- _Set task_:
Drop the pictures, then extract the listing word for word.

- _Information shown_:
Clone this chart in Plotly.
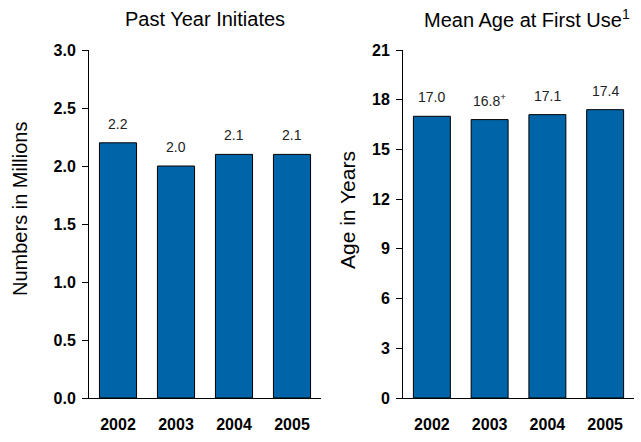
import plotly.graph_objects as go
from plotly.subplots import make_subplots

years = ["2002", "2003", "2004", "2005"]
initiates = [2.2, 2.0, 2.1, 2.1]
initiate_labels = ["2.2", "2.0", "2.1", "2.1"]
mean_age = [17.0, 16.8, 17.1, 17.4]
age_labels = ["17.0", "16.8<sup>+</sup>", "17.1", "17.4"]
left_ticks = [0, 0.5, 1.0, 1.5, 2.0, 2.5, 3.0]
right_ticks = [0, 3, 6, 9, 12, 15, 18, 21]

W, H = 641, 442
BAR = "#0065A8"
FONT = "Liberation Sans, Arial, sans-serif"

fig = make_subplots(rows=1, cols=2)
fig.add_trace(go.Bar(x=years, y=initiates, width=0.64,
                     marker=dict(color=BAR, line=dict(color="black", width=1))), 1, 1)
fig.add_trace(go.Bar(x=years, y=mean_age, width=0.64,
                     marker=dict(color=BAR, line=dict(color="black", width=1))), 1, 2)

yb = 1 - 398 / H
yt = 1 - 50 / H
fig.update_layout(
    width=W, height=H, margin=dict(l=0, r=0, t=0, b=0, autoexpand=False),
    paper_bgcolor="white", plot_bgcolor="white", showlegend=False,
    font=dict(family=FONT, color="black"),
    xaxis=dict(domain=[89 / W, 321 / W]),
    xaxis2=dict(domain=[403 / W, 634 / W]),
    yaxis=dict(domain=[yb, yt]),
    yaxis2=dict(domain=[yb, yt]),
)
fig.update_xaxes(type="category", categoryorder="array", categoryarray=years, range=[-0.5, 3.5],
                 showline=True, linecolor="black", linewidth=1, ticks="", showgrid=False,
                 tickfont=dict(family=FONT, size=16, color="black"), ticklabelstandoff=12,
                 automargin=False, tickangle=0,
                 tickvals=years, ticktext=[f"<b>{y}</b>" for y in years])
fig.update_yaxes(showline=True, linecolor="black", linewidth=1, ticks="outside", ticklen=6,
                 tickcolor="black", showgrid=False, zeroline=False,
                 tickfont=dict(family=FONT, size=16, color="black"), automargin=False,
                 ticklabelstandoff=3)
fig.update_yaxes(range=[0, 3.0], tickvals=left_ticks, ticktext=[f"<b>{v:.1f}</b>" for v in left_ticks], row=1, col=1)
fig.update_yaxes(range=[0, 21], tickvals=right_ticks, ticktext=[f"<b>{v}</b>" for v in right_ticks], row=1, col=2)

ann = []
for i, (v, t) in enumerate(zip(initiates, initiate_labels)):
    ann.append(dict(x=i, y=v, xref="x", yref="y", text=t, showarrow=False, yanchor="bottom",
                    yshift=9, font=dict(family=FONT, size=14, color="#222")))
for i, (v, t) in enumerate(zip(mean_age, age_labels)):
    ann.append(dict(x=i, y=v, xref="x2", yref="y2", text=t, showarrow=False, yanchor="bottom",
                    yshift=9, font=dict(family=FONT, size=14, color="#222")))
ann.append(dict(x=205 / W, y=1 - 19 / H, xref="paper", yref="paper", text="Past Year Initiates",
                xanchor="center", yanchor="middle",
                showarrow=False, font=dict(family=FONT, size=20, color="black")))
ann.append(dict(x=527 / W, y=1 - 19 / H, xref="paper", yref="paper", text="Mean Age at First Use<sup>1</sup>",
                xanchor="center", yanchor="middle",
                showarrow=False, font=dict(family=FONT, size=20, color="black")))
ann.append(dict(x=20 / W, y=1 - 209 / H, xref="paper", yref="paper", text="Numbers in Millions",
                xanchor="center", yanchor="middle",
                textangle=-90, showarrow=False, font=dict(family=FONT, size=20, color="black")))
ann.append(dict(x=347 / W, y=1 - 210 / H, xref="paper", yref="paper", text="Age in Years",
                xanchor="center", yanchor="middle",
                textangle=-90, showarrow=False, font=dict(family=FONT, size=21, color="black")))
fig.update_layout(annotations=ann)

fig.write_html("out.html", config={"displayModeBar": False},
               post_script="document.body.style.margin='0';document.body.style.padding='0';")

- _Result of the exercise_:
Clone this chart in Plotly.
import plotly.graph_objects as go
from plotly.subplots import make_subplots

years = ["2002", "2003", "2004", "2005"]
initiates = [2.2, 2.0, 2.1, 2.1]
initiate_labels = ["2.2", "2.0", "2.1", "2.1"]
mean_age = [17.0, 16.8, 17.1, 17.4]
age_labels = ["17.0", "16.8<sup>+</sup>", "17.1", "17.4"]
left_ticks = [0, 0.5, 1.0, 1.5, 2.0, 2.5, 3.0]
right_ticks = [0, 3, 6, 9, 12, 15, 18, 21]

W, H = 641, 442
BAR = "#0065A8"
FONT = "Liberation Sans, Arial, sans-serif"

fig = make_subplots(rows=1, cols=2)
fig.add_trace(go.Bar(x=years, y=initiates, width=0.64,
                     marker=dict(color=BAR, line=dict(color="black", width=1))), 1, 1)
fig.add_trace(go.Bar(x=years, y=mean_age, width=0.64,
                     marker=dict(color=BAR, line=dict(color="black", width=1))), 1, 2)

yb = 1 - 398 / H
yt = 1 - 50 / H
fig.update_layout(
    width=W, height=H, margin=dict(l=0, r=0, t=0, b=0, autoexpand=False),
    paper_bgcolor="white", plot_bgcolor="white", showlegend=False,
    font=dict(family=FONT, color="black"),
    xaxis=dict(domain=[89 / W, 321 / W]),
    xaxis2=dict(domain=[403 / W, 634 / W]),
    yaxis=dict(domain=[yb, yt]),
    yaxis2=dict(domain=[yb, yt]),
)
fig.update_xaxes(type="category", categoryorder="array", categoryarray=years, range=[-0.5, 3.5],
                 showline=True, linecolor="black", linewidth=1, ticks="", showgrid=False,
                 tickfont=dict(family=FONT, size=16, color="black"), ticklabelstandoff=12,
                 automargin=False, tickangle=0,
                 tickvals=years, ticktext=[f"<b>{y}</b>" for y in years])
fig.update_yaxes(showline=True, linecolor="black", linewidth=1, ticks="outside", ticklen=6,
                 tickcolor="black", showgrid=False, zeroline=False,
                 tickfont=dict(family=FONT, size=16, color="black"), automargin=False,
                 ticklabelstandoff=3)
fig.update_yaxes(range=[0, 3.0], tickvals=left_ticks, ticktext=[f"<b>{v:.1f}</b>" for v in left_ticks], row=1, col=1)
fig.update_yaxes(range=[0, 21], tickvals=right_ticks, ticktext=[f"<b>{v}</b>" for v in right_ticks], row=1, col=2)

ann = []
for i, (v, t) in enumerate(zip(initiates, initiate_labels)):
    ann.append(dict(x=i, y=v, xref="x", yref="y", text=t, showarrow=False, yanchor="bottom",
                    yshift=9, font=dict(family=FONT, size=14, color="#222")))
for i, (v, t) in enumerate(zip(mean_age, age_labels)):
    ann.append(dict(x=i, y=v, xref="x2", yref="y2", text=t, showarrow=False, yanchor="bottom",
                    yshift=9, font=dict(family=FONT, size=14, color="#222")))
ann.append(dict(x=205 / W, y=1 - 19 / H, xref="paper", yref="paper", text="Past Year Initiates",
                xanchor="center", yanchor="middle",
                showarrow=False, font=dict(family=FONT, size=20, color="black")))
ann.append(dict(x=527 / W, y=1 - 19 / H, xref="paper", yref="paper", text="Mean Age at First Use<sup>1</sup>",
                xanchor="center", yanchor="middle",
                showarrow=False, font=dict(family=FONT, size=20, color="black")))
ann.append(dict(x=20 / W, y=1 - 209 / H, xref="paper", yref="paper", text="Numbers in Millions",
                xanchor="center", yanchor="middle",
                textangle=-90, showarrow=False, font=dict(family=FONT, size=20, color="black")))
ann.append(dict(x=347 / W, y=1 - 210 / H, xref="paper", yref="paper", text="Age in Years",
                xanchor="center", yanchor="middle",
                textangle=-90, showarrow=False, font=dict(family=FONT, size=21, color="black")))
fig.update_layout(annotations=ann)

fig.write_html("out.html", config={"displayModeBar": False},
               post_script="document.body.style.margin='0';document.body.style.padding='0';")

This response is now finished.